So further following up our results above: In our 5-neuron network above the value of 20, as calculated by the left-bottomost, would be fed as input to the left-uppermost neuron (and than be treated with a weight of 4 by it) and so on, in an intricate chain of inputs and outputs through different neurons up to a point in which the many individual weights applied wil have reworked all the inputs into a final output.
3. Ok, so how are these weights calculated (or how is the training)?
Through trial and error and aproximation. During training cycles, the net creator code feeds a net with samples of inputs to which an expected output is known, and the net than processes these into a final output using it's weights. Than, the net creator code compares the output values with the expected outputs and readjusts the weights of the network in each neuron to aproximate the final output to the expected output (thus, recreating the net in each iteration).
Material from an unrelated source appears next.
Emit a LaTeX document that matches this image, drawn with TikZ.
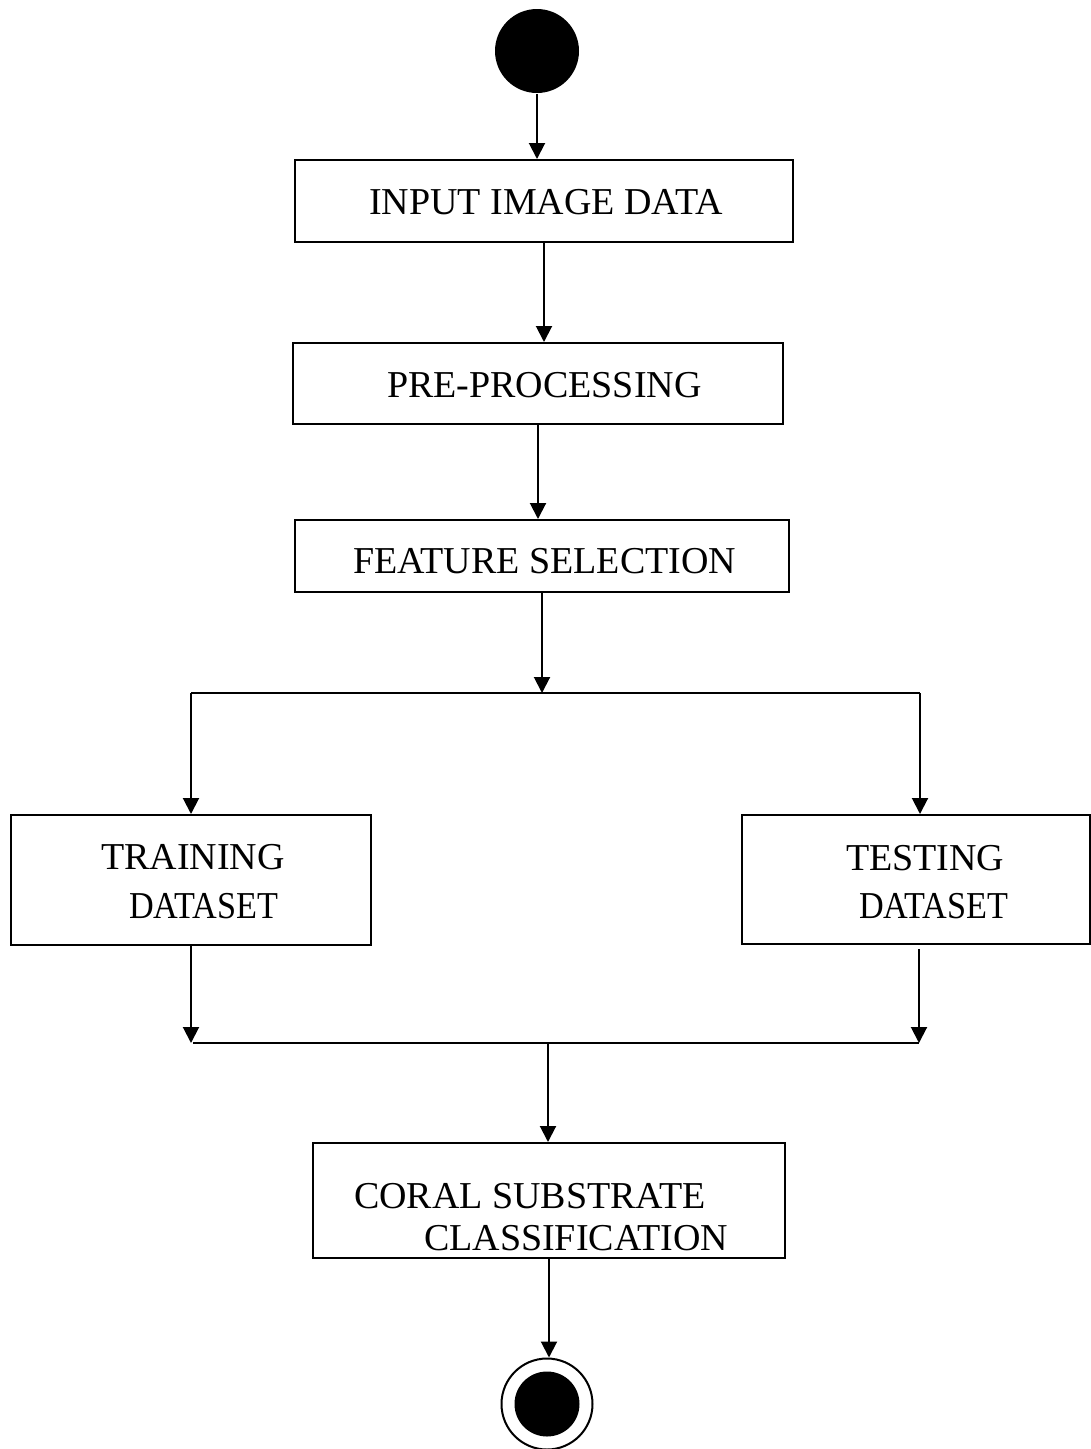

It is important to consider that this trial and error is highly oriented towards a goal: if the actual output is too much lower than the expected one, the weights will be forced up considerably by the net creator. If, however, they are just a little bit lower, the weights are recalculated up just a bit. Likewise, if they are too far above the expected result, the weights will be lowered considerably, and if they are just a bit above the expected result, the weights will go down just a bit.
The math to do all this training and the net recreation is simple. It follows the pseudo-code below:
Code: Select all
THIS_TRAINING_ITERATION_OUTPUT := TRAINING_VALUES * CURRENT_WEIGHTS ; The current net is used to calculate a final output.
OUTPUT_SET_BETWEEN_0_AND_1 := GRADIENT(SIGMOID(THIS_TRAINING_ITERATION_OUTPUT)) ; Than, we rework the final output to a representative value between 0 and 1 using a sigmoid* function and a gradient* function.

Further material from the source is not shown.